I'VE GOT YOUR NUMBER

   This light and lively (and just a little risque) pre-Code comedy is well worth your time and money, if the opportunity should ever come your way. Pat O’Brien and Allen Jenkins, his somewhat dour sidekick, play a couple of telephone company repairmen, and I’ve Got Your Number is filled to the brim with tales of their various adventures.

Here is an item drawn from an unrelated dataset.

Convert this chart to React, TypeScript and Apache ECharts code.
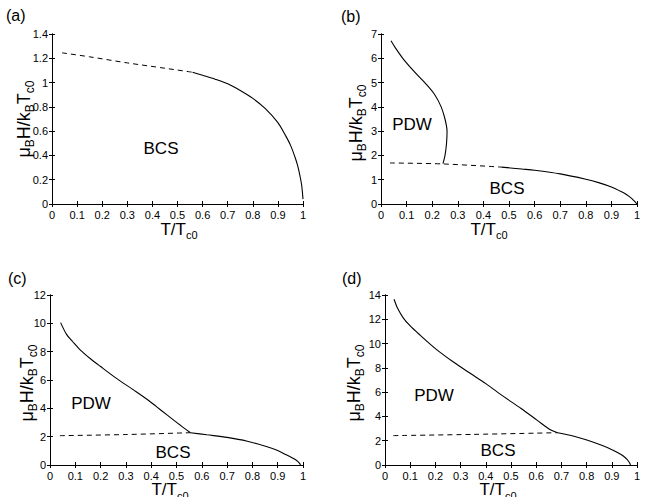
import React, { useEffect, useRef } from 'react';
import * as echarts from 'echarts';

const FONT = '"Liberation Sans", Arial, Helvetica, sans-serif';

// ---------- data (x = T/Tc0, y = muB H / kB Tc0) ----------
// panel (a)
const aDashed = [[0.04, 1.245], [0.15, 1.212], [0.3, 1.162], [0.45, 1.118], [0.56, 1.085]];
const aBCS = [[0.56, 1.085], [0.6, 1.06], [0.65, 1.028], [0.7, 0.99], [0.75, 0.935], [0.8, 0.87], [0.85, 0.785], [0.9, 0.67], [0.93, 0.565], [0.95, 0.485], [0.97, 0.375], [0.98, 0.305], [0.99, 0.21], [0.995, 0.15], [1.0, 0.04]];
const aPDW: number[][] = [];

// panel (b)
const bDashed = [[0.035, 1.69], [0.24, 1.65], [0.47, 1.52]];
const bBCS = [[0.47, 1.52], [0.55, 1.44], [0.6, 1.39], [0.7, 1.24], [0.8, 1.02], [0.85, 0.88], [0.9, 0.7], [0.94, 0.5], [0.96, 0.38], [0.98, 0.22], [0.995, 0.06], [1.0, 0.0]];
const bPDW = [[0.039, 6.72], [0.055, 6.45], [0.085, 6.0], [0.13, 5.45], [0.175, 4.95], [0.21, 4.5], [0.235, 4.0], [0.25, 3.5], [0.258, 3.0], [0.256, 2.5], [0.25, 2.0], [0.242, 1.66]];

// panel (c)
const cDashed = [[0.039, 2.07], [0.3, 2.15], [0.555, 2.28]];
const cBCS = [[0.555, 2.28], [0.62, 2.13], [0.7, 1.95], [0.78, 1.68], [0.855, 1.3], [0.9, 1.02], [0.934, 0.72], [0.96, 0.48], [0.975, 0.32], [0.985, 0.15], [0.99, 0.0]];
const cPDW = [[0.042, 10.05], [0.066, 9.2], [0.09, 8.7], [0.118, 8.15], [0.16, 7.5], [0.2, 6.95], [0.26, 6.15], [0.33, 5.3], [0.39, 4.55], [0.44, 3.85], [0.49, 3.15], [0.53, 2.6], [0.555, 2.28]];

// panel (d)
const dDashed = [[0.033, 2.42], [0.35, 2.52], [0.685, 2.66]];
const dBCS = [[0.685, 2.66], [0.75, 2.37], [0.801, 2.06], [0.86, 1.62], [0.907, 1.2], [0.935, 0.88], [0.955, 0.58], [0.965, 0.35], [0.972, 0.12], [0.974, 0.0]];
const dPDW = [[0.036, 13.65], [0.05, 12.9], [0.073, 12.1], [0.1, 11.45], [0.139, 10.7], [0.205, 9.5], [0.27, 8.5], [0.338, 7.55], [0.4, 6.7], [0.47, 5.65], [0.54, 4.65], [0.603, 3.7], [0.656, 2.9], [0.685, 2.66]];

const panelLetters = ['(a)', '(b)', '(c)', '(d)'];
const yMaxes = [1.4, 7, 12, 14];
const yIntervals = [0.2, 1, 2, 2];
const xMax = 1;
const xInterval = 0.1;

const dashedSets = [aDashed, bDashed, cDashed, dDashed];
const bcsSets = [aBCS, bBCS, cBCS, dBCS];
const pdwSets = [aPDW, bPDW, cPDW, dPDW];

// ---------- layout ----------
const grids = [
  { left: 52, top: 34, width: 251, height: 170 },
  { left: 381, top: 34, width: 256, height: 170 },
  { left: 50, top: 295, width: 253, height: 170 },
  { left: 385, top: 295, width: 252, height: 170 },
];
const letterPos = [[6, 7], [341, 8], [8, 270], [342, 270]];
const xTitlePos = [[179, 229], [489, 229], [170, 489.5], [498, 489.5]];
const yTitlePos = [[24, 119], [355.5, 123], [26.5, 383], [354, 383]];
const bcsPos = [[161, 148], [507, 188], [173, 452], [498, 450]];
const pdwPos = [null, [412, 124], [91, 403], [434, 395]];

const fmt = (v: number) => String(Math.round(v * 10) / 10);

const richStyles = (main: number, sub: number) => ({
  m: { fontSize: main, lineHeight: main, verticalAlign: 'top', fontFamily: FONT, fill: '#000' },
  s: { fontSize: sub, lineHeight: sub, verticalAlign: 'top', padding: [Math.round(main * 0.52), 0, 0, 0], fontFamily: FONT, fill: '#000' },
});

export default function App() {
  const ref = useRef<HTMLDivElement>(null);
  useEffect(() => {
    if (!ref.current) return;
    const chart = echarts.init(ref.current, undefined, { renderer: 'svg' });
    const xAxes: any[] = [];
    const yAxes: any[] = [];
    const series: any[] = [];
    const graphic: any[] = [];

    grids.forEach((g, i) => {
      const axisLine = { show: true, lineStyle: { color: '#000', width: 1 } };
      const tick = { show: true, inside: true, length: 3, lineStyle: { color: '#000', width: 1 } };
      const lbl = { color: '#000', fontSize: 11, fontFamily: FONT };
      xAxes.push({
        type: 'value', gridIndex: i, position: 'bottom', min: 0, max: xMax, interval: xInterval,
        axisLine, axisTick: tick, splitLine: { show: false },
        axisLabel: { ...lbl, margin: 5, formatter: fmt },
      });
      xAxes.push({
        type: 'value', gridIndex: i, position: 'top', min: 0, max: xMax, interval: xInterval,
        axisLine, axisTick: tick, splitLine: { show: false }, axisLabel: { show: false },
      });
      yAxes.push({
        type: 'value', gridIndex: i, position: 'left', min: 0, max: yMaxes[i], interval: yIntervals[i],
        axisLine, axisTick: tick, splitLine: { show: false },
        axisLabel: { ...lbl, margin: 4, formatter: fmt },
      });
      yAxes.push({
        type: 'value', gridIndex: i, position: 'right', min: 0, max: yMaxes[i], interval: yIntervals[i],
        axisLine, axisTick: tick, splitLine: { show: false }, axisLabel: { show: false },
      });

      const base = { type: 'line', xAxisIndex: 2 * i, yAxisIndex: 2 * i, showSymbol: false, symbol: 'none', smooth: 0.3, silent: true };
      series.push({ ...base, name: 'dashed' + i, data: dashedSets[i], lineStyle: { color: '#000', width: 1, type: [5, 4] } });
      series.push({ ...base, name: 'bcs' + i, data: bcsSets[i], lineStyle: { color: '#000', width: 1.1 } });
      if (pdwSets[i].length) {
        series.push({ ...base, name: 'pdw' + i, data: pdwSets[i], lineStyle: { color: '#000', width: 1.1 } });
      }

      graphic.push({
        type: 'text', x: letterPos[i][0], y: letterPos[i][1],
        style: { text: panelLetters[i], fontSize: 16, fontFamily: FONT, fill: '#000', align: 'left', verticalAlign: 'top' },
      });
      graphic.push({
        type: 'text', x: xTitlePos[i][0], y: xTitlePos[i][1],
        style: { text: '{m|T/T}{s|c0}', rich: richStyles(17, 11), align: 'center', verticalAlign: 'middle', fill: '#000' },
      });
      graphic.push({
        type: 'text', x: yTitlePos[i][0], y: yTitlePos[i][1], rotation: Math.PI / 2,
        style: { text: '{m|μ}{s|B}{m|H/k}{s|B}{m|T}{s|c0}', rich: richStyles(18, 12), align: 'center', verticalAlign: 'middle', fill: '#000' },
      });
      graphic.push({
        type: 'text', x: bcsPos[i][0], y: bcsPos[i][1],
        style: { text: 'BCS', fontSize: 17, fontFamily: FONT, fill: '#000', align: 'center', verticalAlign: 'middle' },
      });
      const p = pdwPos[i];
      if (p) {
        graphic.push({
          type: 'text', x: p[0], y: p[1],
          style: { text: 'PDW', fontSize: 17, fontFamily: FONT, fill: '#000', align: 'center', verticalAlign: 'middle' },
        });
      }
    });

    chart.setOption({
      animation: false,
      backgroundColor: '#fff',
      grid: grids.map((g) => ({ ...g, containLabel: false })),
      xAxis: xAxes,
      yAxis: yAxes,
      series,
      graphic,
    });
    return () => chart.dispose();
  }, []);
  return <div ref={ref} style={{ position: 'absolute', left: 0, top: 0, width: 647, height: 497 }} />;
}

   Among which are being asked to install longer cords in a luxury apartment inhabited by a coterie of beautiful call girls (if I can fill the gaps, then you should be able too, but one blonde’s backless dress goes a long way in giving it away); unmask a phoney medium (Glenda Farrell) who’s using her phone line to flimflam her clientele who think she’s connecting them to their dearly departed: and finding a new job for a good-looking hotel switchboard operator (Joan Blondell) who lost her job playing along with a practical joke that turned out not to be so funny.

I'VE GOT YOUR NUMBER

   And it also turns out that Pat O’Brien is quite the operator himself. Getting Joan Blondell to agree to go out for dinner with him is quite a task, but it’s one that he’s more than up far – what with his very persuasive rat-a-tat non-stop vocal ability. It is great, as always, to see a man with a way with women in action, even if he is so good-looking.

   Allen Jenkins claims to hate the ladies, but when he turns up later on with Gloria Farrell as his lady friend on a double date with the other two, we are not surprised (and, I have to admit, just a little jealous).

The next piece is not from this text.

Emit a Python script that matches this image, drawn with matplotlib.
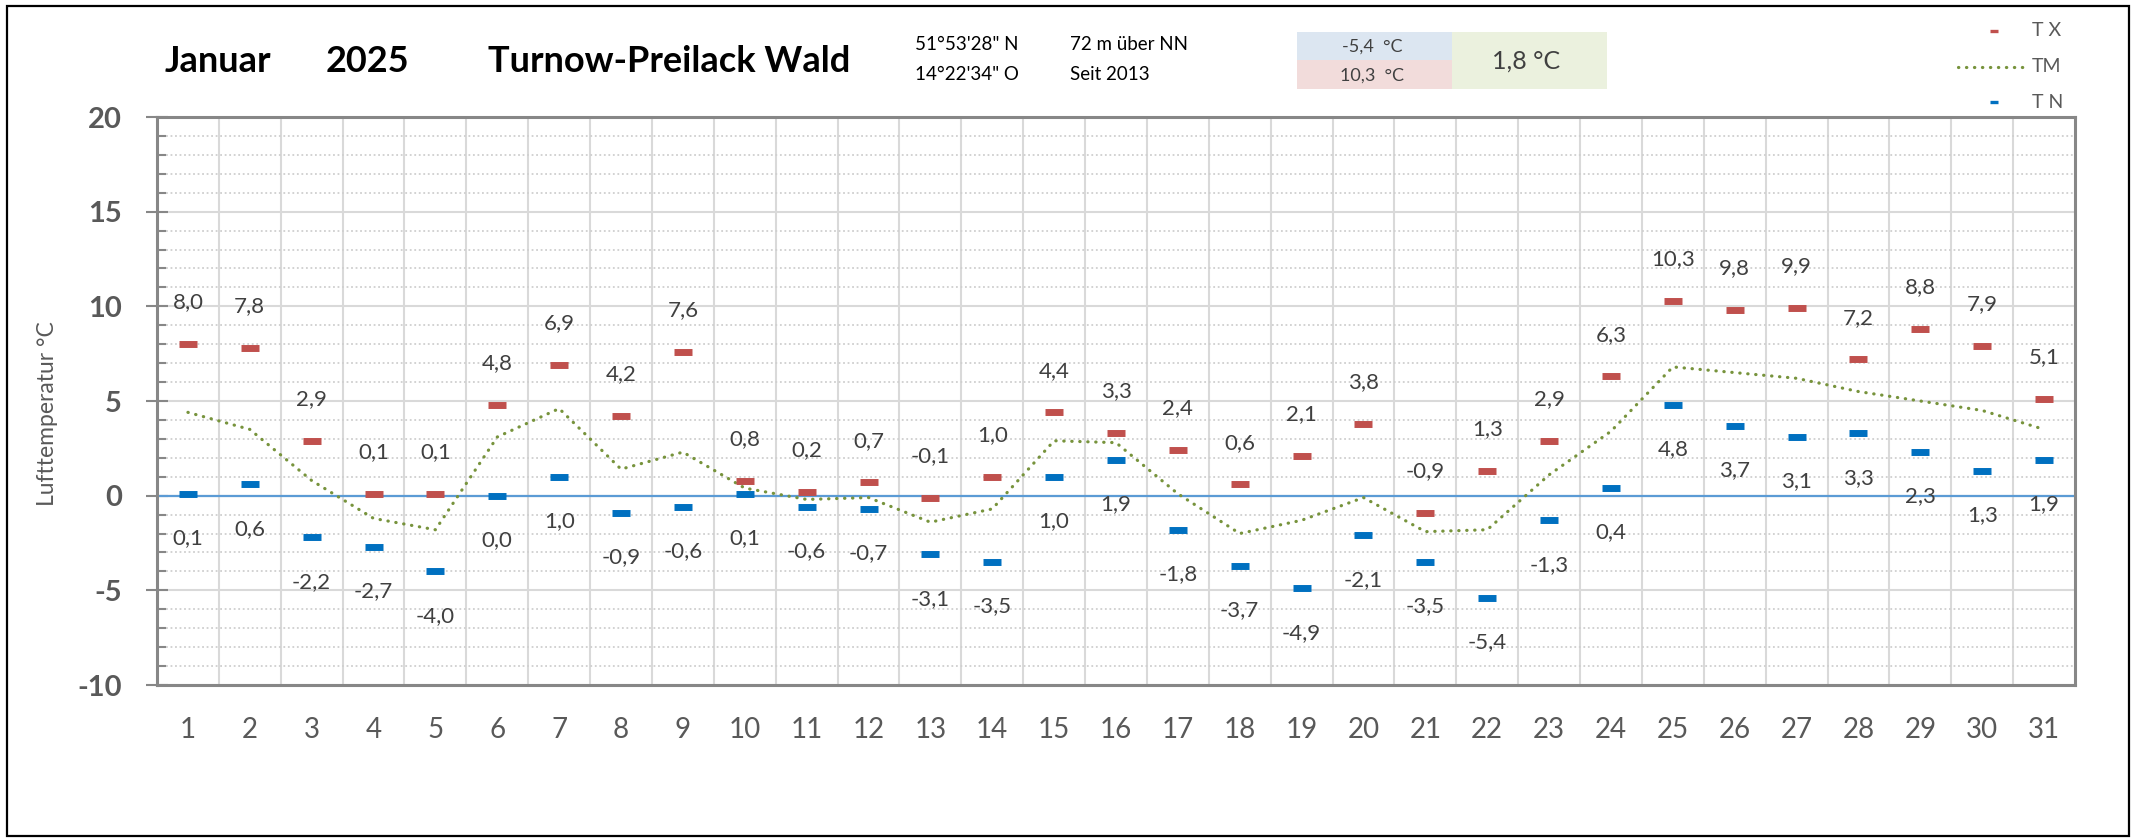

   Most of the tale is centered on Joan Blondell and her propensity for getting into trouble. It’s not her fault – well, not completely – when some bonds go missing while she’s on duty at the switchboard on the new job O’Brien gets for her, and getting her out of trouble again takes all of her brash young suitor’s formidable abilities.

   What makes the story the most fun, though, is that the players seem to be enjoying themselves as much as they’re hoping the members of the audience will, and I think they must have.